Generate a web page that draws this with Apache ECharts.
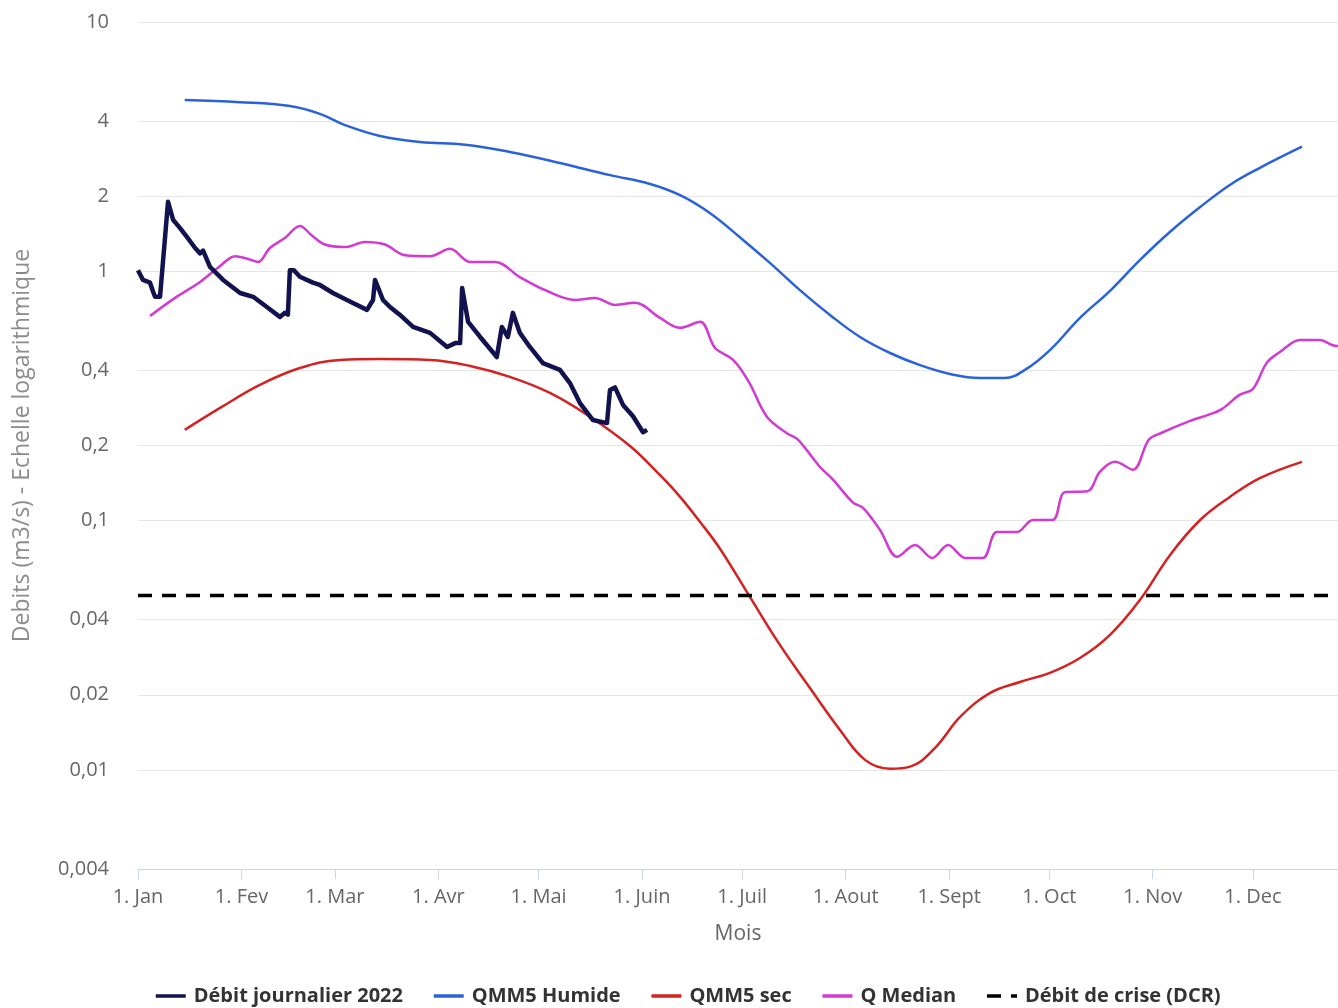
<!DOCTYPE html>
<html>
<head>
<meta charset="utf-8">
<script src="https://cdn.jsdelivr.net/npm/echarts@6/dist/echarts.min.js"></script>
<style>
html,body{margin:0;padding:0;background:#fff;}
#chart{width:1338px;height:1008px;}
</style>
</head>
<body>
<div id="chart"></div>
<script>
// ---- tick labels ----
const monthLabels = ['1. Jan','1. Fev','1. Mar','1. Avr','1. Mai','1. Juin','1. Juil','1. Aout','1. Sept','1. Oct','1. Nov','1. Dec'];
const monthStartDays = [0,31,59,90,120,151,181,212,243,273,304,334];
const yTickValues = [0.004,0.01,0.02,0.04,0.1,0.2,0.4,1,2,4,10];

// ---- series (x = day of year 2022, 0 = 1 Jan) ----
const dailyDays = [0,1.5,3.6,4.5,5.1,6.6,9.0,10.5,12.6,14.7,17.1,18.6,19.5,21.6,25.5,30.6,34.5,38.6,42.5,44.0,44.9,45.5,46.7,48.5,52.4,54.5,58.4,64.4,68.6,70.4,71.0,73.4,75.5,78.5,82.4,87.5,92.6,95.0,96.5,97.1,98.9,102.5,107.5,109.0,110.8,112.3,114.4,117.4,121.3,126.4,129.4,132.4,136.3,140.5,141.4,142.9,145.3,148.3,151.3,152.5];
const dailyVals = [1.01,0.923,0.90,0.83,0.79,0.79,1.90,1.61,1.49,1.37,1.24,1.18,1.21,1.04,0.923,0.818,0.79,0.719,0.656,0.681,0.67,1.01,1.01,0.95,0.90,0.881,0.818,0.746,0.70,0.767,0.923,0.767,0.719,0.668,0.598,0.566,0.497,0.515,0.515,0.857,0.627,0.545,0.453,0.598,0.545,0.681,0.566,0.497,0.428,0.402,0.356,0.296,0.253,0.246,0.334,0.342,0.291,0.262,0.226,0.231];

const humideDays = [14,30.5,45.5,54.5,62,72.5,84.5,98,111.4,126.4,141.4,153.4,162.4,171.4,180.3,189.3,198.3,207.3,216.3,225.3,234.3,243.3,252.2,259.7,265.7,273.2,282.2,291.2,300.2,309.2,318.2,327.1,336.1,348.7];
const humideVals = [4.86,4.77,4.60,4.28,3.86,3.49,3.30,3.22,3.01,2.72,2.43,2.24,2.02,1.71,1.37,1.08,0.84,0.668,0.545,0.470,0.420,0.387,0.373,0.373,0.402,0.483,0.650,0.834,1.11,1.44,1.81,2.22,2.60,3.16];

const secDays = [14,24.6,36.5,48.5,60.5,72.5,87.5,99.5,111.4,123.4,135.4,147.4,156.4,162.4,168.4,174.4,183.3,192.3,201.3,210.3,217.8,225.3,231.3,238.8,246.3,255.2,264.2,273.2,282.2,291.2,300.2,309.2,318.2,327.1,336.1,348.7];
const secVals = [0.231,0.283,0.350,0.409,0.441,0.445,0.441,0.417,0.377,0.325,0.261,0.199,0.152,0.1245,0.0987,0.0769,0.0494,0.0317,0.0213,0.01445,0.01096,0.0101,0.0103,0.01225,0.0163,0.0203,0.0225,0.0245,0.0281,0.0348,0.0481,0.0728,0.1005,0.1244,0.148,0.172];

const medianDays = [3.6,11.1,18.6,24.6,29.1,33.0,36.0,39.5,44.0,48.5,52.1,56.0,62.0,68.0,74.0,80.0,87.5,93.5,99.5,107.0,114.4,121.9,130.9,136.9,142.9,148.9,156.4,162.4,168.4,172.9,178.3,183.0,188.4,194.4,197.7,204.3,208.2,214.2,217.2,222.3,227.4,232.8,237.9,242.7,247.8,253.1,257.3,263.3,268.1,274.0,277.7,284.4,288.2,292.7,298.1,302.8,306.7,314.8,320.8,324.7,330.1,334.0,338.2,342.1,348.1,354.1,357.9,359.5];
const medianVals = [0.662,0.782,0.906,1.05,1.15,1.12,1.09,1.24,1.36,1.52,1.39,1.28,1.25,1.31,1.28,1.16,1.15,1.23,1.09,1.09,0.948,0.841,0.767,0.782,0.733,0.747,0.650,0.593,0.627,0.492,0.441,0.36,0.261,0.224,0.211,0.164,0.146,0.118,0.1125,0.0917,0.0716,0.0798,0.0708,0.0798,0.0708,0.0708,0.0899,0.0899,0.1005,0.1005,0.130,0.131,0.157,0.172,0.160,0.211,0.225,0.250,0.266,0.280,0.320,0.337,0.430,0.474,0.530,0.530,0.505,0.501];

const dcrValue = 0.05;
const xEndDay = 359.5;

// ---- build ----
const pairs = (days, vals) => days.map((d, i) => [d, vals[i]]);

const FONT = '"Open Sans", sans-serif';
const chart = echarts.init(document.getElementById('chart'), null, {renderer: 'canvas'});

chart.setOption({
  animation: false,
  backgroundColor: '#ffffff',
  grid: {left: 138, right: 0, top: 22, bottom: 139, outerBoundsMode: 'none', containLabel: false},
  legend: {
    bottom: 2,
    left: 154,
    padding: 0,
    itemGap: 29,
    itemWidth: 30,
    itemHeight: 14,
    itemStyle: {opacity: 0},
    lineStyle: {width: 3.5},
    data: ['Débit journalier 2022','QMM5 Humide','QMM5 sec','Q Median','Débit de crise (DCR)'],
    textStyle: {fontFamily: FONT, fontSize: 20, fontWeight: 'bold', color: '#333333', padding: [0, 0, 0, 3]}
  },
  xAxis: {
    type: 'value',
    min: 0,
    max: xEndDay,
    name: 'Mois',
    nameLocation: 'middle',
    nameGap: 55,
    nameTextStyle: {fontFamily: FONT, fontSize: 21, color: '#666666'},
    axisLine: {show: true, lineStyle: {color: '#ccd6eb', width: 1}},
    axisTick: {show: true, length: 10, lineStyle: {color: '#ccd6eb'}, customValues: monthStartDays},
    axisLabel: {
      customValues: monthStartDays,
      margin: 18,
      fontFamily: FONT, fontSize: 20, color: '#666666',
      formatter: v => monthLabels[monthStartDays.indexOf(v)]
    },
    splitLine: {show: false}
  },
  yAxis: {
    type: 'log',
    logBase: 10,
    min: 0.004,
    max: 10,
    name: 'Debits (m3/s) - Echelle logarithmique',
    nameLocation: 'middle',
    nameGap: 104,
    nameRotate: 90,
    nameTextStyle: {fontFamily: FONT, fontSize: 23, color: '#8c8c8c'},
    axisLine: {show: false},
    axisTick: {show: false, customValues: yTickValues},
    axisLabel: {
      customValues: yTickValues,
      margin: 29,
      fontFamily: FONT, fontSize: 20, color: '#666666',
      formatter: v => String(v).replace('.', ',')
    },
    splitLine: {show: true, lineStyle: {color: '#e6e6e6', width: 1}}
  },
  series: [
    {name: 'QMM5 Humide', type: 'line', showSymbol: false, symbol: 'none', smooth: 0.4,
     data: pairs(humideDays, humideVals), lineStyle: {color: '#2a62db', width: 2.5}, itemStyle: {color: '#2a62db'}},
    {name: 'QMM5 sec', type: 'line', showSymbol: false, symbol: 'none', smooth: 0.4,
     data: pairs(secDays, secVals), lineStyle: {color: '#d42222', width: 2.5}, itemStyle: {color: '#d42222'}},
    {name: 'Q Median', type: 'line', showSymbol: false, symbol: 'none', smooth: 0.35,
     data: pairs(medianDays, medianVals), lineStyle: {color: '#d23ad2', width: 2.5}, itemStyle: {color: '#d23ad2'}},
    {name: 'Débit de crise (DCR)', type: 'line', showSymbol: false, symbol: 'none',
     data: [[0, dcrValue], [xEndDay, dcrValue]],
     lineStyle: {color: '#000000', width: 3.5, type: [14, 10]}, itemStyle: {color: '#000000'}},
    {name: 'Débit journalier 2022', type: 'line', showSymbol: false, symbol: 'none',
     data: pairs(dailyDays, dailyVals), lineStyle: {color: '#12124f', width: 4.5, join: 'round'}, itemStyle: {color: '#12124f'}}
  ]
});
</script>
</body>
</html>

_What is needed_. Repeat the listing above from its first line through the line that contains "const yTickValues = [0.004,0.01,0.02,0.04,0.1,0.2,0.4,1,2,4,10];", both included, and nothing more. Drop the pictures.

_Exercise solution_.
Generate a web page that draws this with Apache ECharts.
<!DOCTYPE html>
<html>
<head>
<meta charset="utf-8">
<script src="https://cdn.jsdelivr.net/npm/echarts@6/dist/echarts.min.js"></script>
<style>
html,body{margin:0;padding:0;background:#fff;}
#chart{width:1338px;height:1008px;}
</style>
</head>
<body>
<div id="chart"></div>
<script>
// ---- tick labels ----
const monthLabels = ['1. Jan','1. Fev','1. Mar','1. Avr','1. Mai','1. Juin','1. Juil','1. Aout','1. Sept','1. Oct','1. Nov','1. Dec'];
const monthStartDays = [0,31,59,90,120,151,181,212,243,273,304,334];
const yTickValues = [0.004,0.01,0.02,0.04,0.1,0.2,0.4,1,2,4,10];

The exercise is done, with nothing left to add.